RSS stands for Really Simple Syndication, though it is sometimes referred to as Rich Site Summary, but they both stand for the same thing and that’s its standard icon at the left. If you believe that Really Simple really means just that, then the only other part needing explanation is the Syndication.
Ya’ know how comic strips or columnists are sometimes syndicated, meaning the strip or column is distributed for publication to all of the newspapers or publications that are part of the syndicate. Well, the same process works on the Internet. When you find a web site that you like to visit, you can subscribe – for free – to it’s RSS feed. In other words, you can become part of its syndicate, and each time there is a new item published, you will be notified.
You can also think of this as a reverse bookmark. When you subscribe to a site’s RSS feed, it’s as if the site has bookmarked you and each time there is a change to the site, you get notified. Of course, if the site does not have an RSS feed then you cannot subscribe to it. In that case, you can do what you probably already do, which is visit the site at your convenience.

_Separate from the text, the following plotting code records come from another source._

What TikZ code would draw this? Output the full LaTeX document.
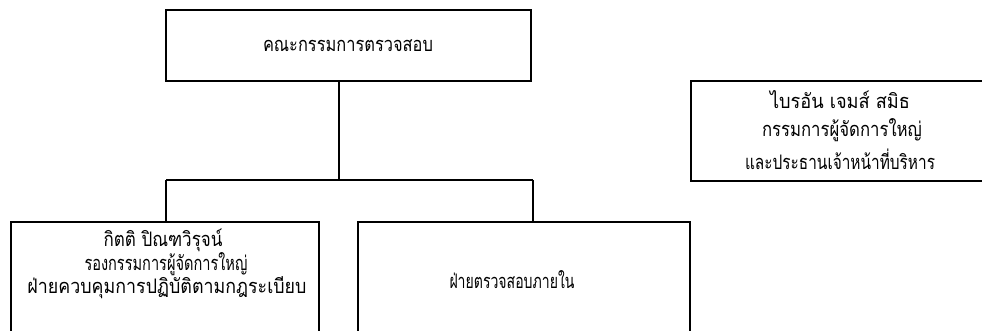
\documentclass[tikz,border=0pt]{standalone}
\usepackage{fontspec}
\usepackage{graphicx}
\newfontfamily\thaifont[Script=Thai]{Loma}
\newcommand{\fitw}[2]{\resizebox{#1}{\height}{#2}}
\begin{document}
\begin{tikzpicture}[x=1pt,y=-1pt,
  box/.style={draw, line width=1.3pt, inner sep=0pt, outer sep=0pt},
  conn/.style={line width=1.3pt},
  lbl/.style={font=\thaifont\fontsize{20}{22}\selectfont, align=center, inner sep=0pt}]
\useasboundingbox (0,0) rectangle (982,331);
\clip (0,0) rectangle (982,331);
% boxes
\node[box, minimum width=365pt, minimum height=71pt] (top) at (348.5,45.5) {};
\node[box, minimum width=308pt, minimum height=130pt, anchor=north west] (left) at (11,222) {};
\node[box, minimum width=332pt, minimum height=130pt, anchor=north west] (mid) at (358,222) {};
\node[box, minimum width=320pt, minimum height=100pt, anchor=north west] (right) at (691,81) {};
% texts
\node[lbl] (ttop) at (348,46) {\fitw{170pt}{คณะกรรมการตรวจสอบ}};
\node[lbl] (tl1) at (163,240) {\fitw{119pt}{กิตติ ปิณฑวิรุจน์}};
\node[lbl] (tl2) at (166,264) {\fitw{163pt}{รองกรรมการผู้จัดการใหญ่}};
\node[lbl] (tl3) at (167,288) {\fitw{279pt}{ฝ่ายควบคุมการปฏิบัติตามกฎระเบียบ}};
\node[lbl] (tmid) at (512,280) {\fitw{125pt}{ฝ่ายตรวจสอบภายใน}};
\node[lbl] (tr1) at (840,100) {\fitw{140pt}{ไบรอัน เจมส์ สมิธ}};
\node[lbl] (tr2) at (842,130) {\fitw{160pt}{กรรมการผู้จัดการใหญ่}};
\node[lbl] (tr3) at (840,159) {\fitw{190pt}{และประธานเจ้าหน้าที่บริหาร}};
% connectors
\coordinate (j) at (339,180);
\coordinate (bl) at (166,180);
\coordinate (br) at (533,180);
\draw[conn] (j |- top.south) -- (j);
\draw[conn] (bl) -- (br);
\draw[conn] (bl) -- (bl |- left.north);
\draw[conn] (br) -- (br |- mid.north);
\end{tikzpicture}
\end{document}
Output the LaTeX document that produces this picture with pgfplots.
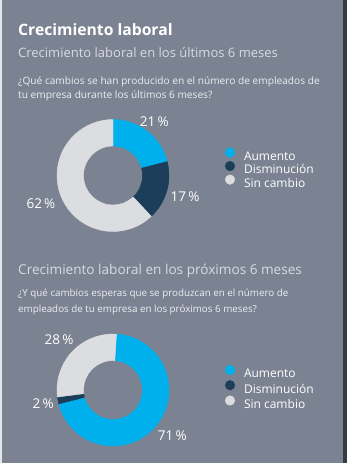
\documentclass[border=0pt]{standalone}
\usepackage{fontspec}
\setmainfont{Open Sans}
\usepackage{pgfplots}
\usepackage{pgfplotstable}
\pgfplotsset{compat=1.18}
\definecolor{bg}{HTML}{7B8291}
\definecolor{edgeL}{HTML}{E2E5EA}
\definecolor{edgeR}{HTML}{343B45}
\definecolor{aum}{HTML}{00B0EC}
\definecolor{dis}{HTML}{1C3E58}
\definecolor{sinc}{HTML}{DCDDE0}
\definecolor{subt}{HTML}{D8DBE0}
\definecolor{qtxt}{HTML}{ECEEF2}
\pgfdeclareplotmark{void}{}

% value = share in percent, start = cumulative share before the slice,
% c = colour index, lr = distance of the percentage label from the centre
\pgfplotstableread{
cat value start c lr
Aumento 21 0 0 67.5
Disminucion 17 21 1 75
Sincambio 62 38 2 77.5
}\donutA
\pgfplotstableread{
cat value start c lr
Aumento 71 0 0 75
Disminucion 2 71 1 71
Sincambio 28 73 2 74
}\donutB

\pgfplotsset{
  donut/.style={scatter, only marks, mark=void, forget plot,
    point meta=\thisrow{c}, point meta min=0, point meta max=2,
    visualization depends on={\thisrow{start} \as \startv},
    visualization depends on={\thisrow{value} \as \valv},
    visualization depends on={\thisrow{c} \as \cidx},
    visualization depends on={\thisrow{lr} \as \lrad},
    scatter/@pre marker code/.code={%
      \pgfmathsetmacro\angA{90-3.6*\startv}%
      \pgfmathsetmacro\angB{90-3.6*(\startv+\valv)}%
      \pgfmathsetmacro\angM{(\angA+\angB)/2}%
      \pgfmathtruncatemacro\ci{\cidx}%
      \pgfmathtruncatemacro\vv{\valv}%
      \ifcase\ci \def\slicecol{aum}\or \def\slicecol{dis}\else \def\slicecol{sinc}\fi
      \fill[\slicecol] (\angA:56pt) arc[start angle=\angA, end angle=\angB, radius=56pt]
        -- (\angB:29.5pt) arc[start angle=\angB, end angle=\angA, radius=29.5pt] -- cycle;
      \node[font=\fontsize{13.5}{16}\selectfont, text=white, inner sep=0pt] at (\angM:\lrad pt) {\vv\,\%};
    },
    scatter/@post marker code/.code={},
  },
  donutaxis/.style={anchor=center, x=1pt, y=1pt, xmin=-60, xmax=60, ymin=-60, ymax=60,
    hide axis, clip=false,
    legend cell align=left,
    legend image code/.code={\fill[##1] (0pt,4.5pt) circle[radius=4.8pt];},
    legend style={draw=none, fill=none, anchor=north west, inner sep=0pt, outer sep=0pt,
      font=\fontsize{12}{14}\selectfont, text=white, column sep=9pt,
      nodes={inner sep=0pt, text height=9.5pt, text depth=3pt}},
  },
}

\begin{document}
\begin{tikzpicture}[x=1pt, y=1pt]
\path[use as bounding box] (0,0) rectangle (347,-463);
\fill[bg] (0,0) rectangle (347,-463);
\fill[edgeL] (0,0) rectangle (1.7,-463);
\fill[edgeR] (342.5,0) rectangle (347,-463);

\node[anchor=base west, inner sep=0pt, text=white, font=\bfseries\fontsize{15.7}{18}\selectfont] at (18,-35) {Crecimiento laboral};
\node[anchor=base west, inner sep=0pt, text=subt, font=\fontsize{13}{16}\selectfont] at (18,-57.5) {Crecimiento laboral en los últimos 6 meses};
\node[anchor=base west, inner sep=0pt, text=qtxt, font=\fontsize{10.15}{12}\selectfont] at (18,-84) {¿Qué cambios se han producido en el número de empleados de};
\node[anchor=base west, inner sep=0pt, text=qtxt, font=\fontsize{10.15}{12}\selectfont] at (18,-98) {tu empresa durante los últimos 6 meses?};

\node[anchor=base west, inner sep=0pt, text=subt, font=\fontsize{13.6}{16}\selectfont] at (18,-274) {Crecimiento laboral en los próximos 6 meses};
\node[anchor=base west, inner sep=0pt, text=qtxt, font=\fontsize{9.8}{12}\selectfont] at (18,-296) {¿Y qué cambios esperas que se produzcan en el número de};
\node[anchor=base west, inner sep=0pt, text=qtxt, font=\fontsize{9.8}{12}\selectfont] at (18,-312.5) {empleados de tu empresa en los próximos 6 meses?};

\begin{axis}[donutaxis, at={(113pt,-175.5pt)},
  legend style={at={(axis cs:112,28)}, row sep=-2.2pt}]
\addplot[donut] table[x expr=0, y expr=0] {\donutA};
\addlegendimage{aum}\addlegendentry{Aumento}
\addlegendimage{dis}\addlegendentry{Disminución}
\addlegendimage{sinc}\addlegendentry{Sin cambio}
\end{axis}

\begin{axis}[donutaxis, at={(113pt,-390pt)},
  legend style={at={(axis cs:112,25)}, row sep=-0.5pt}]
\addplot[donut] table[x expr=0, y expr=0] {\donutB};
\addlegendimage{aum}\addlegendentry{Aumento}
\addlegendimage{dis}\addlegendentry{Disminución}
\addlegendimage{sinc}\addlegendentry{Sin cambio}
\end{axis}
\end{tikzpicture}
\end{document}
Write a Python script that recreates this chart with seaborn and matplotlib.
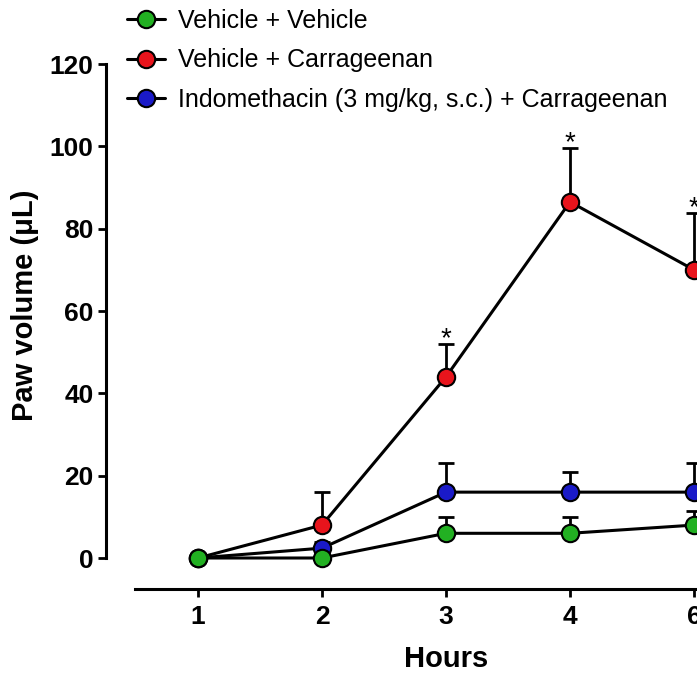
import matplotlib
matplotlib.use('Agg')
import matplotlib.pyplot as plt
import seaborn as sns
import numpy as np

hours = ['1', '2', '3', '4', '6']
groups = ['Vehicle + Vehicle', 'Vehicle + Carrageenan',
          'Indomethacin (3 mg/kg, s.c.) + Carrageenan']
colors = ['#22b022', '#e8141c', '#1a1ac8']

veh_veh = [0, 0, 6, 6, 8]
veh_veh_sem = [0, 0, 4, 4, 3.5]
veh_carr = [0, 8, 44, 86.5, 70]
veh_carr_sem = [0, 8, 8, 13, 13.7]
indo_carr = [0, 2.4, 16, 16, 16]
indo_carr_sem = [0, 1.5, 7, 5, 7]
# significance marks for Vehicle + Carrageenan
stars = ['', '', '*', '*', '*']

sns.set_theme(style='ticks')
plt.rcParams['font.family'] = ['Liberation Sans', 'DejaVu Sans']
plt.rcParams.update({'text.color': 'black', 'axes.labelcolor': 'black',
                     'xtick.color': 'black', 'ytick.color': 'black'})

fig = plt.figure(figsize=(6.97, 6.77), dpi=100)
ax = fig.add_axes([106 / 697, 88 / 677, 650 / 697, 525 / 677])

x = np.arange(len(hours))
means = [veh_veh, veh_carr, indo_carr]
sems = [veh_veh_sem, veh_carr_sem, indo_carr_sem]

# draw red, blue, then green so green sits on top
for i in [1, 2, 0]:
    ax.errorbar(x, means[i], yerr=[np.zeros(len(x)), sems[i]], fmt='none',
                ecolor='black', elinewidth=2, capsize=6, capthick=2, zorder=1)
    sns.lineplot(x=x, y=means[i], ax=ax, color='black', linewidth=2.2,
                 marker='o', markersize=12.5, markerfacecolor=colors[i],
                 markeredgecolor='black', markeredgewidth=1.5,
                 label=groups[i], errorbar=None)

for xi, m, s, st in zip(x, veh_carr, veh_carr_sem, stars):
    if st:
        ax.annotate(st, (xi, m + s), xytext=(0, -1.5), textcoords='offset points',
                    ha='center', va='baseline', fontsize=20, color='black')

handles, labels = ax.get_legend_handles_labels()
order = [labels.index(g) for g in groups]
leg = ax.legend([handles[k] for k in order], [labels[k] for k in order],
                loc='upper left', bbox_to_anchor=(127 / 697, 1 - 9 / 677),
                bbox_transform=fig.transFigure, frameon=False, fontsize=18,
                handlelength=1.5, handletextpad=0.55, labelspacing=0.62,
                borderpad=0, borderaxespad=0)
for t in leg.get_texts():
    t.set_color('black')

ax.set_xlim(-0.742, 4.5)
ax.set_ylim(-7.53, 120)
ax.set_xticks(x, hours)
ax.set_yticks(range(0, 121, 20))

sns.despine(ax=ax)
for side in ['left', 'bottom']:
    ax.spines[side].set_linewidth(2.2)
    ax.spines[side].set_color('black')
ax.spines['left'].set_bounds(0, 120)
ax.spines['bottom'].set_bounds(-0.508, 4.5)

ax.tick_params(axis='both', width=2, length=6, labelsize=19)
ax.tick_params(axis='x', pad=5.5)
ax.tick_params(axis='y', pad=3)
for lab in ax.get_xticklabels() + ax.get_yticklabels():
    lab.set_fontweight('bold')

ax.set_xlabel('Hours', fontsize=21, fontweight='bold')
ax.xaxis.set_label_coords(0.523, -0.106)
ax.set_ylabel('Paw volume (μL)', fontsize=21, fontweight='bold')
ax.yaxis.set_label_coords(-0.103, 0.541)

fig.savefig('out.png', dpi=100)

Once you subscribe to a site, how – exactly – do you get notified that there has been an update to the site? The RSS feed is pre-scripted to talk to an RSS Reader, also known as an RSS Aggregator. The RSS Reader gathers all of your subscriptions in one location. If you only visit one site, an RSS feed may not seem all that useful, but if you are tracking multiple sites then all you have to do is check your RSS Reader rather than visit each web site. And that’s the Really Simple part – having the computer do the work for you and make it Really Simple to keep tabs on the news, blogs, wikis, podcasts and other sources you use. My reader of choice is Google Reader.
Two useful articles about RSS are Will Richardson’s pdf, RSS: A Quick Start Guide for Educators, and the Infinite Thinking Machine April 5, 2007 blog entry by Mark Wagner, It Really Is Really Simple: RSS for Educators.
Having just added the Feeds portion at the bottom of my sidebar, it seemed a good topic for a post, especially because, to paraphrase a saying:
The best way to see if you understand a topic is to write about it!